Relancé par l’auteur de ces lignes le lundi 24 juillet, à savoir qu’un employé du secteur du Domaine Laurentien gardait par le passé un tracteur-souffleur à son domicile pour desservir le coin, M. Crépeau a évoqué la raison suivante, sans élaborer sur la volte-face.

« L’ex-employé ne travaille plus pour nous et nos tracteurs sont entreposés sur la rue Principale à Prévost. Nous avons trop peu de contrats sur la rue des Trembles et des Ormes (secteur Lac-Saint-François), pour le temps que ça nous prend à faire le détour », a-t-il laconiquement répondu.

Nouvelle réalité

En cette période automnale, plusieurs clients se retrouvent orphelins d’un déneigeur, surtout dans le secteur du Domaine des Patriarches.

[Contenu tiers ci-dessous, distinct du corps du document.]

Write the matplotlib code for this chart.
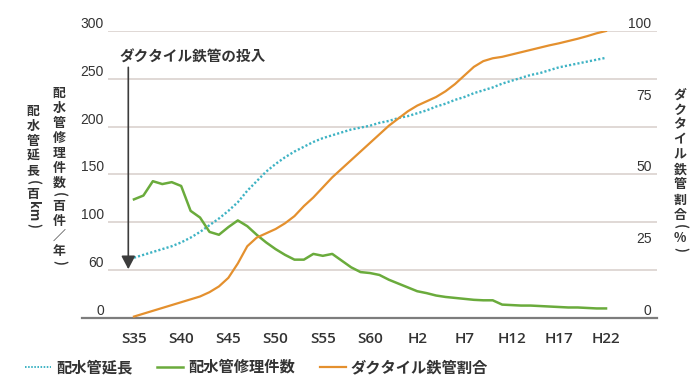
import matplotlib
matplotlib.use('Agg')
import matplotlib.pyplot as plt
from matplotlib.lines import Line2D

plt.rcParams['font.family'] = ['Noto Sans CJK JP', 'DejaVu Sans']

# data
years = list(range(1960, 2011))
tick_years = [1960, 1965, 1970, 1975, 1980, 1985, 1990, 1995, 2000, 2005, 2010]
tick_names = ['S35', 'S40', 'S45', 'S50', 'S55', 'S60', 'H2', 'H7', 'H12', 'H17', 'H22']

# 配水管延長 (百km)
pipe_length = [63, 66, 69, 72, 75, 79, 84, 90, 97, 104,
               112, 121, 133, 143, 153, 161, 168, 174, 179, 184,
               188, 191, 194, 197, 199, 201, 204, 206, 209, 211,
               214, 217, 221, 224, 228, 231, 235, 238, 241, 245,
               248, 251, 254, 256, 259, 262, 264, 266, 268, 270,
               272]
# 配水管修理件数 (百件/年)
repairs = [124, 128, 143, 140, 142, 138, 112, 105, 90, 87,
           95, 102, 96, 87, 79, 72, 66, 61, 61, 67,
           65, 67, 60, 53, 48, 47, 45, 40, 36, 32,
           28, 26, 23.5, 22, 21, 20, 19, 18.5, 18.5, 14,
           13.5, 13, 13, 12.5, 12, 11.5, 11, 11, 10.5, 10,
           10]
# ダクタイル鉄管割合 (%)
ductile_share = [0.5, 1.5, 2.5, 3.5, 4.5, 5.5, 6.5, 7.5, 9, 11,
                 14, 19, 25, 28, 29.5, 31, 33, 35.5, 39, 42,
                 45.5, 49, 52, 55, 58, 61, 64, 67, 69.5, 72,
                 74, 75.5, 77, 79, 81.5, 84.5, 87.5, 89.5, 90.5, 91,
                 91.8, 92.6, 93.4, 94.2, 95, 95.7, 96.5, 97.3, 98.2, 99.2,
                 100]

left_ticks = [0, 50, 100, 150, 200, 250, 300]
left_labels = ['0', '60', '100', '150', '200', '250', '300']
right_ticks = [0, 25, 50, 75, 100]

intro_year = 1959.4      # ダクタイル鉄管の投入
arrow_from, arrow_to = 262, 51

c_len = '#3eb3c4'
c_rep = '#6aab3c'
c_duc = '#e4902e'
c_txt = '#333333'

W, H = 690, 379
fig = plt.figure(figsize=(W / 100, H / 100), dpi=100)
ax = fig.add_axes([108 / W, 1 - 318 / H, (657 - 108) / W, (318 - 31) / H])

ax.plot(years, pipe_length, color=c_len, lw=1.7, linestyle=(0, (0.9, 0.9)), zorder=3)
ax.plot(years, repairs, color=c_rep, lw=1.8, zorder=3)

ax.set_xlim(1957.25, 2015.4)
ax.set_ylim(0, 300)
ax.set_xticks(tick_years, tick_names)
ax.set_yticks(left_ticks, left_labels)
ax.tick_params(axis='x', length=0, pad=10, labelsize=11, labelcolor=c_txt)
ax.tick_params(axis='y', length=0, pad=3, labelsize=10, labelcolor=c_txt)
for t in ax.get_xticklabels():
    t.set_fontfamily(['Open Sans', 'DejaVu Sans'])
    t.set_fontweight('semibold')
for t in ax.get_yticklabels():
    t.set_fontfamily(['Liberation Sans Narrow', 'Liberation Sans'])
    t.set_va('bottom')
ax.grid(axis='y', color='#ddd6d2', lw=1.3)
ax.set_axisbelow(True)
for s in ax.spines.values():
    s.set_visible(False)
# bottom axis line, running on a bit to the left of the grid
ax.plot([-(108 - 82) / 549, 1], [0, 0], transform=ax.transAxes, color='#7d7d7d',
        lw=1.6, clip_on=False, zorder=4)

ax2 = ax.twinx()
ax2.plot(years, ductile_share, color=c_duc, lw=1.6, zorder=3)
ax2.set_ylim(0, 100)
ax2.set_yticks(right_ticks)
ax2.tick_params(axis='y', length=0, pad=-4, labelsize=10, labelcolor=c_txt)
for t in ax2.get_yticklabels():
    t.set_fontfamily(['Liberation Sans Narrow', 'Liberation Sans'])
    t.set_ha('right')
    t.set_va('bottom')
for s in ax2.spines.values():
    s.set_visible(False)

# arrow for the introduction of ductile iron pipe
ax.annotate('', xy=(intro_year, arrow_to), xytext=(intro_year, arrow_from),
            arrowprops=dict(arrowstyle='-|>,head_length=0.8,head_width=0.42',
                            color='#3c3c3c', lw=1.2, mutation_scale=10,
                            shrinkA=0, shrinkB=0), zorder=5)
fig.text(119 / W, 1 - 57 / H, 'ダクタイル鉄管の投入', fontsize=10.5, color=c_txt,
         fontweight='bold', ha='left', va='center')


# stacked vertical axis titles, one character at a time
def vlabel(x, y_top, parts, size=9.3):
    y = y_top
    for s, h, rot in parts:
        fig.text(x / W, 1 - (y + h / 2) / H, s, rotation=rot, ha='center', va='center',
                 fontsize=size, color=c_txt, fontweight='bold')
        y += h


step = 15
vlabel(33, 103, [(c, step, 0) for c in '配水管延長'] +
       [('(', 8, 270), ('百', step, 0), ('km', 20, 270), (')', 8, 270)])
vlabel(59, 85, [(c, step, 0) for c in '配水管修理件数'] +
       [('(', 8, 270)] + [(c, step, 0) for c in '百件／年'] + [(')', 8, 270)])
vlabel(680, 87, [(c, step, 0) for c in 'ダクタイル鉄管割合'] +
       [('(', 8, 270), ('%', step, 0), (')', 8, 270)])

handles = [
    Line2D([0], [0], color=c_len, lw=1.4, linestyle=(0, (0.8, 0.8))),
    Line2D([0], [0], color=c_rep, lw=1.8),
    Line2D([0], [0], color=c_duc, lw=1.6),
]
fig.legend(handles, ['配水管延長', '配水管修理件数', 'ダクタイル鉄管割合'],
           loc='center left', bbox_to_anchor=(25 / W, 1 - 367 / H), ncol=3,
           frameon=False, handlelength=1.7, handletextpad=0.35, columnspacing=1.6,
           borderpad=0, borderaxespad=0, prop={'size': 11, 'weight': 'bold'},
           labelcolor=c_txt)

fig.savefig('out.png', dpi=100)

« C’est la nouvelle réalité des déneigeurs. Quand ils couvrent un grand territoire, ce n’est plus optimal pour le service. Les routes doivent souvent être regroupées à proximité pour sabrer (dans) les dépenses. Des entrées déneigées à 350 $, ce n’est plus rentable. Quand tu considères le prix des pièces de rechanges, qu’un tracteur neuf équipé est passé de 80 000 $ à 130 000 $ en quelques années, tu n’as souvent pas le choix de revoir tes opérations. Aux Patriarches, l’escarpement de plusieurs entrées est en cause », a constaté un autre déneigeur, qui a préféré conservé l’anonymat.

Le même contracteur assure qu’il n’y a pas de collusion entre les déneigeurs.

« Au contraire, il y en a même qui arrivent dans nos endroits habituels en coupant les prix, sans avoir nécessairement le nombre de véhicules nécessaires. Tu es mieux de demeurer avec un contracteur connu et réputé efficace, que d’aller vers le p’tit nouveau qui peut disparaître très vite du milieu. »

Saint-Hippolyte

Dans la municipalité voisine, à Saint-Hippolyte, d’autres contracteurs estiment que le déneigement est devenu un cercle vicieux.

« Il faut avoir la vocation pour opérer en 2023-2024. D’une part, des clients sont trop plaignards : il faut tout de même attendre que la neige tombe, si la tempête a commencé tard un matin donné. Faire nos circuits pendant 4 heures, et ensuite recommencer continuellement pendant 13 heures parce qu’elle persistait (la première tempête surprise de 2022 qui avait laissé beaucoup de neige), ça use les chauffeurs dès le départ. On doit former ceux qui ont quitté. D’autre part, des chauffeurs de tracteurs veulent qu’on leur garantisse 250 heures (+/- 7 000 $) en salaire pour venir travailler. Il ne nous reste pas grand-chose en profit. À Saint-Hippolyte, il n’y a toutefois pas tant de circuits abandonnés », a témoigné un autre déneigeur préfèrant taire sa raison sociale.